DATA RECORDS:
/---

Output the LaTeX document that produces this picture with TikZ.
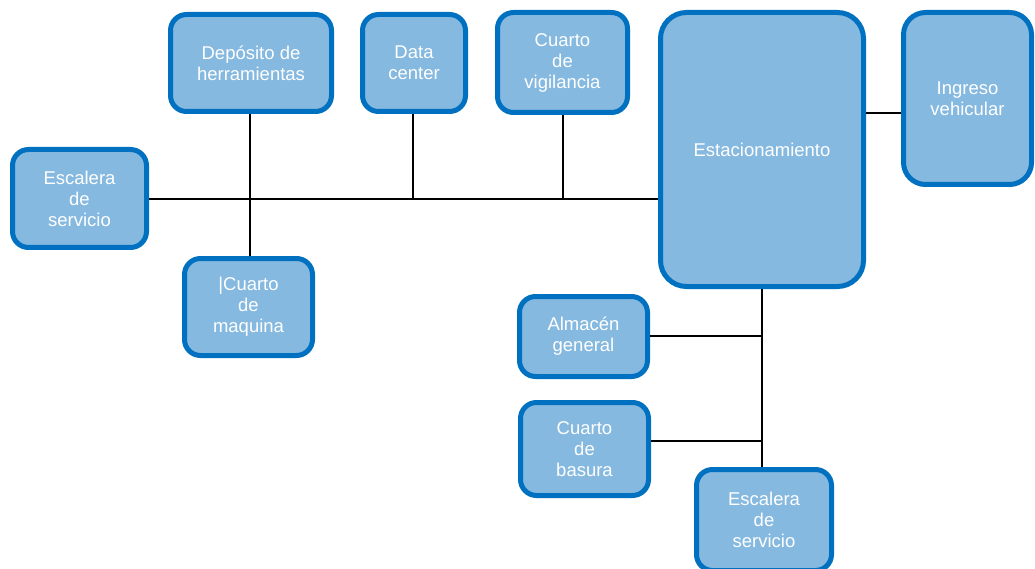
\documentclass[tikz,border=0pt]{standalone}
\usepackage{fontspec}
\setmainfont{Liberation Sans}
\definecolor{boxfill}{HTML}{85B9E0}
\definecolor{boxline}{HTML}{0070C0}
\begin{document}
\begin{tikzpicture}[x=1pt,y=-1pt,
  room/.style={draw=boxline,fill=boxfill,line width=5pt,rounded corners=16pt,
    inner sep=0pt,align=center,text=white,font=\fontsize{18.5}{21}\selectfont},
  link/.style={draw=black,line width=1.2pt}]
\useasboundingbox (0,0) rectangle (1035,569);
\clip (0,0) rectangle (1035,569);
% boxes (size = outer - line width)
\node[room,minimum width=134pt,minimum height=98pt] (esc1) at (79.5,198.5) {Escalera\\de\\servicio};
\node[room,minimum width=161pt,minimum height=97pt] (dep) at (251,63) {Depósito de\\herramientas};
\node[room,minimum width=103pt,minimum height=97pt] (data) at (414,63) {Data\\center};
\node[room,minimum width=130pt,minimum height=100pt] (vig) at (562.5,62.5) {Cuarto\\de\\vigilancia};
\node[room,minimum width=203pt,minimum height=274pt,rounded corners=26pt] (est) at (762,149.5) {Estacionamiento};
\node[room,minimum width=128pt,minimum height=172pt,rounded corners=22pt] (ing) at (967.5,98.5) {Ingreso\\vehicular};
\node[room,minimum width=128pt,minimum height=97pt] (maq) at (248.5,307) {|Cuarto\\de\\maquina};
\node[room,minimum width=128pt,minimum height=80pt] (alm) at (583.5,336.5) {Almacén\\general};
\node[room,minimum width=128pt,minimum height=93pt] (bas) at (584.5,449) {Cuarto\\de\\basura};
\node[room,minimum width=135pt,minimum height=101pt] (esc2) at (764,520) {Escalera\\de\\servicio};
% junction coordinates
\coordinate (j1) at (250,199);
\coordinate (j2) at (413,199);
\coordinate (j3) at (563,199);
\coordinate (j4) at (762,336);
\coordinate (j5) at (762,441);
% connectors
\draw[link] (esc1.east |- 0,199) -- (est.west |- 0,199);
\draw[link] (dep.south -| j1) -- (maq.north -| j1);
\draw[link] (data.south -| j2) -- (j2);
\draw[link] (vig.south -| j3) -- (j3);
\draw[link] (est.east |- 0,113) -- (ing.west |- 0,113);
\draw[link] (est.south -| j4) -- (esc2.north -| j4);
\draw[link] (alm.east |- j4) -- (j4);
\draw[link] (bas.east |- j5) -- (j5);
\end{tikzpicture}
\end{document}
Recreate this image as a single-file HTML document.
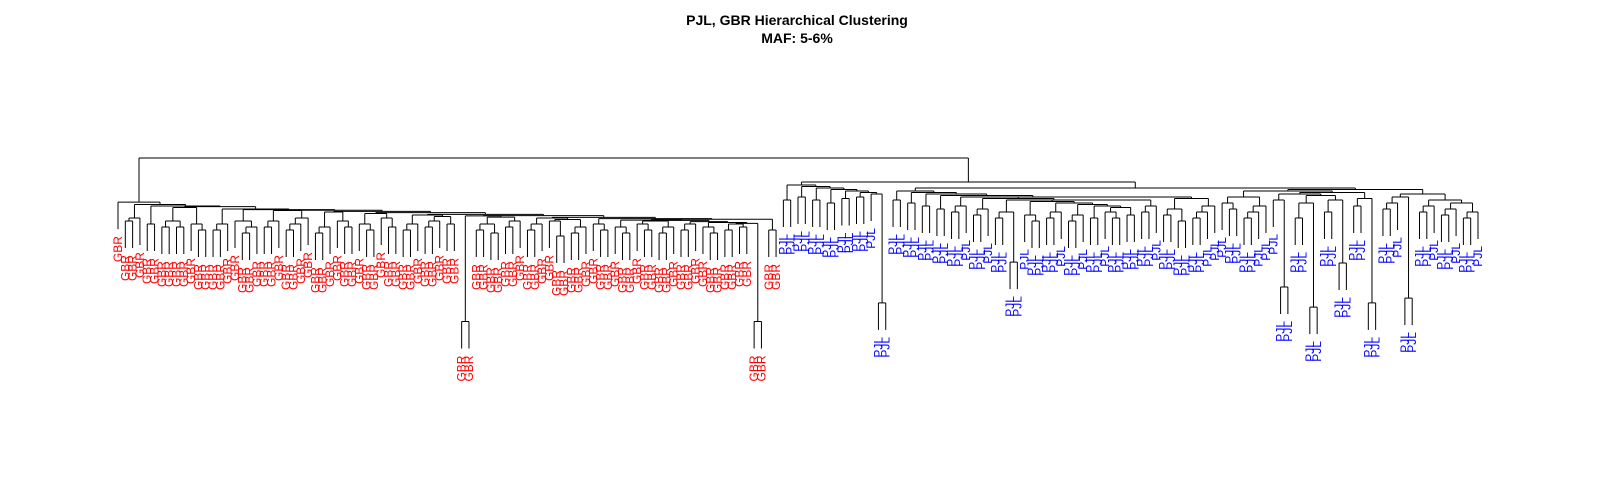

\---

Your copy should match the entries exactly, minus the pictures.

Output the LaTeX document that produces this picture with TikZ.
\documentclass[tikz,border=0pt]{standalone}
\usepackage{fontspec}
\setmainfont{Liberation Sans}
\definecolor{boxfill}{HTML}{85B9E0}
\definecolor{boxline}{HTML}{0070C0}
\begin{document}
\begin{tikzpicture}[x=1pt,y=-1pt,
  room/.style={draw=boxline,fill=boxfill,line width=5pt,rounded corners=16pt,
    inner sep=0pt,align=center,text=white,font=\fontsize{18.5}{21}\selectfont},
  link/.style={draw=black,line width=1.2pt}]
\useasboundingbox (0,0) rectangle (1035,569);
\clip (0,0) rectangle (1035,569);
% boxes (size = outer - line width)
\node[room,minimum width=134pt,minimum height=98pt] (esc1) at (79.5,198.5) {Escalera\\de\\servicio};
\node[room,minimum width=161pt,minimum height=97pt] (dep) at (251,63) {Depósito de\\herramientas};
\node[room,minimum width=103pt,minimum height=97pt] (data) at (414,63) {Data\\center};
\node[room,minimum width=130pt,minimum height=100pt] (vig) at (562.5,62.5) {Cuarto\\de\\vigilancia};
\node[room,minimum width=203pt,minimum height=274pt,rounded corners=26pt] (est) at (762,149.5) {Estacionamiento};
\node[room,minimum width=128pt,minimum height=172pt,rounded corners=22pt] (ing) at (967.5,98.5) {Ingreso\\vehicular};
\node[room,minimum width=128pt,minimum height=97pt] (maq) at (248.5,307) {|Cuarto\\de\\maquina};
\node[room,minimum width=128pt,minimum height=80pt] (alm) at (583.5,336.5) {Almacén\\general};
\node[room,minimum width=128pt,minimum height=93pt] (bas) at (584.5,449) {Cuarto\\de\\basura};
\node[room,minimum width=135pt,minimum height=101pt] (esc2) at (764,520) {Escalera\\de\\servicio};
% junction coordinates
\coordinate (j1) at (250,199);
\coordinate (j2) at (413,199);
\coordinate (j3) at (563,199);
\coordinate (j4) at (762,336);
\coordinate (j5) at (762,441);
% connectors
\draw[link] (esc1.east |- 0,199) -- (est.west |- 0,199);
\draw[link] (dep.south -| j1) -- (maq.north -| j1);
\draw[link] (data.south -| j2) -- (j2);
\draw[link] (vig.south -| j3) -- (j3);
\draw[link] (est.east |- 0,113) -- (ing.west |- 0,113);
\draw[link] (est.south -| j4) -- (esc2.north -| j4);
\draw[link] (alm.east |- j4) -- (j4);
\draw[link] (bas.east |- j5) -- (j5);
\end{tikzpicture}
\end{document}
Recreate this image as a single-file HTML document.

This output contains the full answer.